Professor Helga Haftendorn began by commenting on the speech by German Chancellor Gerhard Schroeder at the Munich Security Conference on February 12 in which he proposed that a group of senior officials and political leaders meet to discuss the leadership of the transatlantic alliance and ways that it could relate more effectively to the European Union which is evolving to be a significant organization for European foreign and security policy. In general she supported the proposals in the Chancellor's speech and felt that the reaction by some U.S. officials had exaggerated the nature of the proposal. She sees a number of advantages in examining the leadership of the transatlantic alliance at this time. Despite the success which the alliance has had in Afghanistan and the Balkans, one must note that NATO was not central to the planning in either case. She commented that the Prague NATO Summit of November 2002 was quite practical and effective in coordinating capabilities and that this was the sort of thing which NATO needed to continue.
Haftendorn noted several problems that NATO must address. The first is force planning to make sure that the forces available are trained and equipped for the most likely missions. She pointed out that NATO is structured for defensive military operations but most of the tasks it is now facing and is likely to face in the future are peacekeeping and stabilization. This requires the ability to move to distant areas and operate there with a capacity for combat operations but also an emphasis on military police and civil-military operations and in many cases reconstruction. In this regard there is a significant issue of how to involve the Partnership for Peace members in alliance activities including planning. She pointed out that 13 of the 26 nations currently having troops in Afghanistan are not members of the alliance but are members of the Partnership for Peace. She made the case for a constructive and effective linkage between the European Union and NATO and suggested that this could be built on the Berlin Plus capabilities that had been accepted by NATO and that in stabilization missions, the European Union could in fact take the lead with help from NATO since the European Union forces are structured more for peacekeeping and stability operations. A final problem that needs to be addressed is finance because at the present time many of the Partnership for Peace members are unable to pay the costs of operations in which they take part. There needs to be a more effective general pattern for funding alliance and EU operations instead of having to figure out the payment on an ad hoc basis for each contingency.

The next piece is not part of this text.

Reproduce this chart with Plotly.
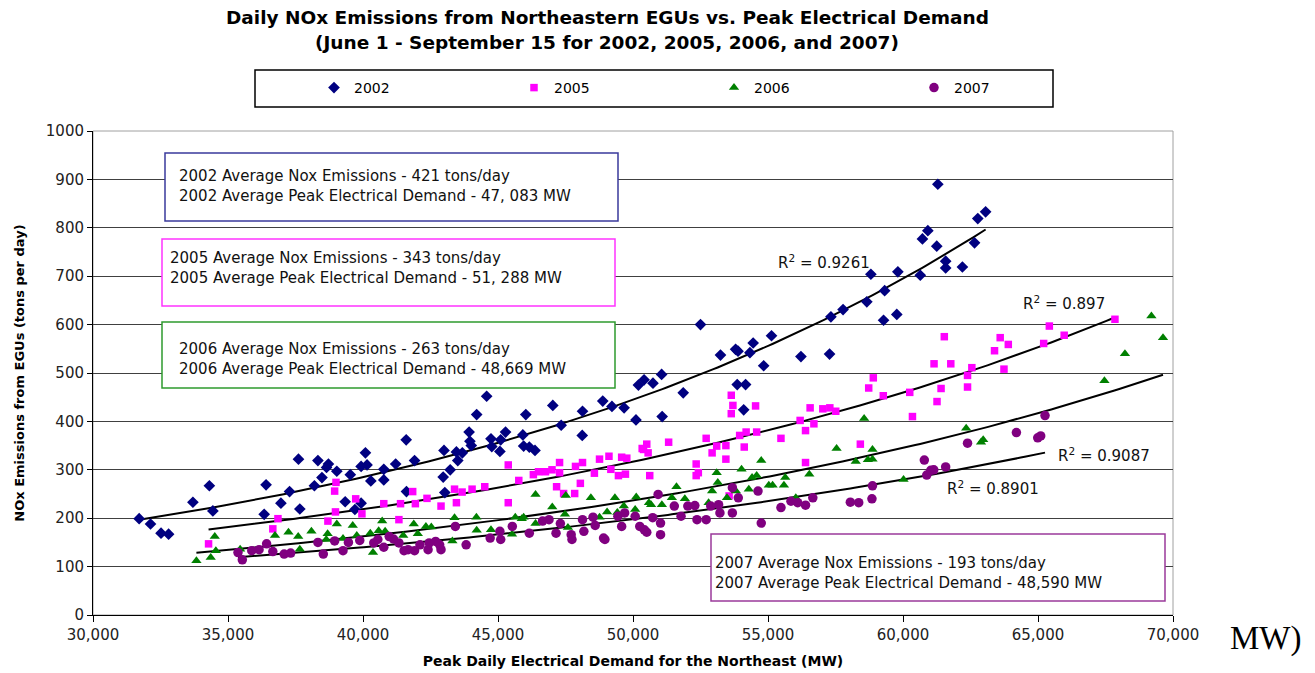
import numpy as np
import plotly.graph_objects as go

# ---------------- data ----------------
years = ["2002", "2005", "2006", "2007"]

demand_2002 = [31710,32130,32520,32800,33700,34310,34440,36340,36410,36960,37280,37610,37660,38200,38330,38480,38650,38720,39030,39340,39530,39700,39930,39930,40090,40150,40290,40770,40770,41210,41600,41610,41910,42970,43000,43030,43230,43460,43510,43680,43930,43960,44010,44210,44580,44740,44770,45070,45100,45280,45920,45950,46030,46160,46370,47030,47340,48120,48130,48880,49220,49670,50110,50200,50410,50740,51060,51080,51860,52500,53240,53800,53890,53860,54170,54100,54330,54450,54840,55130,56220,57280,57330,57780,58660,58810,59280,59320,59770,59810,60640,60720,60920,61250,61290,61580,61580,62200,62650,62770,63060]
nox_2002 = [199,188,169,167,233,267,215,208,269,231,255,322,219,267,319,284,305,312,297,234,290,218,231,307,335,310,277,279,301,312,362,255,319,285,340,253,300,337,319,335,378,359,350,414,452,364,348,338,362,378,372,349,414,347,340,433,392,371,421,442,431,428,403,475,486,479,497,410,459,600,537,549,545,476,476,424,542,562,515,577,534,539,616,631,647,704,609,670,621,709,702,777,794,762,890,731,717,719,769,819,833]

demand_2005 = [34280,36660,36850,38700,38950,39000,38980,39730,39960,40770,41330,41390,41840,41940,42370,42890,43390,43460,43670,44040,44510,45380,45380,45770,46310,46500,46760,47000,47170,47280,47280,47430,47840,47870,48050,48130,48570,48760,49110,49180,49460,49580,49720,49770,50340,50510,50390,50560,50620,51320,52340,52340,52420,52710,52930,53100,53440,53440,53560,53640,53700,53640,53950,54120,54190,54540,54580,55480,56190,56390,56390,56560,56700,57030,57290,57510,58420,58730,58900,59270,60250,60350,61260,61150,61410,61530,61770,62390,62390,62550,63390,63600,63740,63900,65210,65420,65970,67850]
nox_2005 = [147,178,199,194,256,274,213,240,209,230,197,230,255,230,241,225,260,232,254,260,265,310,232,278,290,296,296,300,265,315,294,251,251,307,272,315,293,322,328,301,288,326,291,324,344,353,342,335,288,357,312,288,294,365,335,349,350,322,246,416,433,454,371,347,378,432,378,365,402,381,315,428,395,426,428,421,353,469,490,453,460,410,441,519,468,575,519,471,495,511,546,573,508,559,561,597,578,611]

demand_2006 = [33830,34360,34510,34550,35450,36740,37240,37280,37600,37660,38090,38640,38690,39030,39260,39620,39770,40270,40370,40580,40710,40820,41490,41880,42030,42330,42530,43310,43390,44200,44210,44740,45520,45640,45880,45950,46390,46390,47010,47480,47510,47590,48440,48760,49040,49330,49420,49660,50080,50120,50590,50670,51070,51440,51610,51920,52800,52930,53100,53140,53480,53810,54020,54290,54410,54580,54750,55030,55170,55590,55640,56030,56530,57540,58250,58560,58700,58870,58870,60020,62340,62890,62970,67460,68220,69200,69630]
nox_2006 = [112,119,162,133,136,164,171,126,162,136,173,156,168,188,158,185,164,169,129,174,194,173,164,188,168,183,182,153,201,202,175,176,167,202,199,202,249,189,223,208,247,181,242,202,213,242,212,225,218,244,232,228,228,242,265,240,232,256,294,274,242,256,301,260,284,288,319,268,268,268,284,242,291,344,317,406,321,342,322,280,386,357,362,484,540,618,573]

demand_2007 = [35370,35530,35880,36150,36430,36660,37080,37320,38330,38530,38950,39260,39460,39880,40400,40550,40770,40970,41130,41330,41520,41670,41910,42110,42410,42450,42690,42840,42890,43420,43820,44710,45070,45100,45530,46160,46650,46890,47150,47310,47710,47740,48130,48180,48520,48600,48910,48960,49440,49580,49690,50080,50250,50420,50510,50730,50930,51020,51020,51530,51780,52030,52290,52370,52710,52880,53170,53220,53680,53680,53900,54630,54750,55480,55850,56100,56390,56660,58050,58360,58850,58870,60790,60880,61030,61140,61580,62390,64200,64990,65100,65260]
nox_2007 = [129,114,133,135,147,131,126,128,150,126,153,133,150,154,149,156,140,162,157,149,133,135,133,145,135,149,152,145,135,183,145,159,173,156,183,169,194,197,169,189,166,156,197,173,202,185,159,156,204,183,211,204,183,176,171,201,249,190,166,225,204,225,226,197,197,225,228,211,263,211,242,256,190,222,235,232,227,242,233,232,240,267,320,289,299,300,306,355,377,366,370,412]

r_squared = ["0.9261", "0.897", "0.9087", "0.8901"]
avg_nox = ["421", "343", "263", "193"]
avg_demand = ["47, 083", "51, 288", "48,669", "48,590"]

x_ticks = [30000, 35000, 40000, 45000, 50000, 55000, 60000, 65000, 70000]
y_ticks = [0, 100, 200, 300, 400, 500, 600, 700, 800, 900, 1000]

# ---------------- layout helpers (pixel -> paper) ----------------
W, H = 1315, 673
L, R, T, B = 93, 1173, 131, 615


def px(p):
    return (p - L) / (R - L)


def py(p):
    return (B - p) / (B - T)


series = [
    (demand_2002, nox_2002, "#000080", "diamond", 9),
    (demand_2005, nox_2005, "#FF00FF", "square", 7.5),
    (demand_2006, nox_2006, "#008000", "triangle-up", 9),
    (demand_2007, nox_2007, "#800080", "circle", 9.5),
]

fig = go.Figure()

# trend lines (Excel-style exponential fit on the points)
for (xs, ys, col, sym, sz) in series:
    xa = np.array(xs, dtype=float)
    ya = np.array(ys, dtype=float)
    k, c = np.polyfit(xa, np.log(ya), 1)
    xx = np.linspace(xa.min(), xa.max(), 200)
    fig.add_trace(go.Scatter(x=xx, y=np.exp(c + k * xx), mode="lines",
                             line=dict(color="black", width=2),
                             showlegend=False, hoverinfo="skip"))

for name, (xs, ys, col, sym, sz) in zip(years, series):
    fig.add_trace(go.Scatter(x=xs, y=ys, mode="markers", name=name,
                             marker=dict(color=col, symbol=sym, size=sz,
                                         line=dict(width=0))))

shapes = []
annotations = []

# plot border (grey top/right)
shapes.append(dict(type="rect", xref="paper", yref="paper", x0=0, x1=1, y0=0, y1=1,
                   line=dict(color="#A0A0A0", width=1), layer="below"))

# legend frame
shapes.append(dict(type="rect", xref="paper", yref="paper",
                   x0=px(255), x1=px(1053), y0=py(107), y1=py(70),
                   line=dict(color="black", width=1.5), fillcolor="white", layer="below"))

# info boxes
box_specs = [
    # (x0, x1, y0, y1, color, text_left, text_center_y)
    (165, 618, 153, 221, "#3A3A9C", 177, 185.5),
    (162, 615, 239, 306, "#FF33FF", 168, 268),
    (162, 615, 322, 388, "#2E9A2E", 177, 359),
    (711, 1165, 534, 601, "#9A3A9A", 713, 573),
]
for yr, nox, dem, (x0, x1, y0, y1, col, tl, tc) in zip(years, avg_nox, avg_demand, box_specs):
    shapes.append(dict(type="rect", xref="paper", yref="paper",
                       x0=px(x0), x1=px(x1), y0=py(y1), y1=py(y0),
                       line=dict(color=col, width=1.5), fillcolor="white", layer="above"))
    annotations.append(dict(
        xref="paper", yref="paper", x=px(tl), y=py(tc), xanchor="left", yanchor="middle",
        align="left", showarrow=False,
        text=f"{yr} Average Nox Emissions - {nox} tons/day<br>{yr} Average Peak Electrical Demand - {dem} MW",
        font=dict(family="DejaVu Sans", size=15, color="#111111")))

# R^2 labels
r2_pos = [(776, 262), (1021, 303), (1056, 455), (945, 488)]
for r2, (lx, ly) in zip(r_squared, r2_pos):
    annotations.append(dict(xref="paper", yref="paper", x=px(lx), y=py(ly),
                            xanchor="left", yanchor="middle", showarrow=False,
                            text=f"R<sup>2</sup> = {r2}",
                            font=dict(family="DejaVu Sans", size=15, color="#111111")))

# title
annotations.append(dict(xref="paper", yref="paper", x=px(607), y=py(18), xanchor="center",
                        yanchor="middle", showarrow=False,
                        text="<b>Daily NOx Emissions from Northeastern EGUs vs. Peak Electrical Demand</b>",
                        font=dict(family="DejaVu Sans", size=18.5, color="black")))
annotations.append(dict(xref="paper", yref="paper", x=px(607), y=py(43), xanchor="center",
                        yanchor="middle", showarrow=False,
                        text="<b>(June 1 - September 15 for 2002, 2005, 2006, and 2007)</b>",
                        font=dict(family="DejaVu Sans", size=18.5, color="black")))

# stray "MW)" text at the right
annotations.append(dict(xref="paper", yref="paper", x=px(1228), y=py(638), xanchor="left",
                        yanchor="middle", showarrow=False, text="MW)",
                        font=dict(family="Liberation Serif", size=33, color="black")))

fig.update_layout(
    width=W, height=H,
    margin=dict(l=L, r=W - R, t=T, b=H - B, pad=0, autoexpand=False),
    paper_bgcolor="white", plot_bgcolor="white",
    shapes=shapes, annotations=annotations,
    showlegend=True,
    legend=dict(orientation="h", x=px(314), y=py(88), xanchor="left", yanchor="middle",
                bgcolor="rgba(0,0,0,0)", borderwidth=0,
                font=dict(family="DejaVu Sans", size=14, color="black"),
                entrywidth=155, entrywidthmode="pixels", traceorder="normal"),
    xaxis=dict(range=[30000, 70000], tickvals=x_ticks, tickformat=",d", automargin=False,
               showgrid=False, zeroline=False, showline=True, linecolor="black", linewidth=1,
               ticks="outside", ticklen=6, tickcolor="black",
               tickfont=dict(family="DejaVu Sans", size=15, color="#222222"),
               title=dict(text="<b>Peak Daily Electrical Demand for the Northeast (MW)</b>",
                          font=dict(family="DejaVu Sans", size=14, color="black"), standoff=13)),
    yaxis=dict(range=[0, 1000], tickvals=y_ticks, automargin=False,
               showgrid=True, gridcolor="#404040", gridwidth=1, zeroline=False,
               showline=True, linecolor="black", linewidth=1,
               ticks="outside", ticklen=5, tickcolor="black",
               tickfont=dict(family="DejaVu Sans", size=15, color="#222222"),
               title=dict(text="<b>NOx Emissions from EGUs (tons per day)</b>",
                          font=dict(family="DejaVu Sans", size=13, color="black"), standoff=18)),
)

fig.write_html("out.html")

Haftendorn summed up her argument with the statement that: "There is a future for NATO but it will be a different future from the one it has known either during the Cold War or in the period since 1989." She is confident that there will continue to be coalitions of the willing and that NATO does not have to wait to create a special force for stabilization and reconstruction before committing itself to new types of missions. She would resist expanding NATO so far that it cannot remain effective and feels that it would be inappropriate to move beyond including Croatia and Macedonia, and perhaps Albania as members. She was opposed to including Ukraine or other states from the former Soviet Union within the alliance. She concluded her presentation by arguing that NATO will have a more political role in future, and she feels that it should focus on the NATO intervention force as the main instrument for its 21st century operations.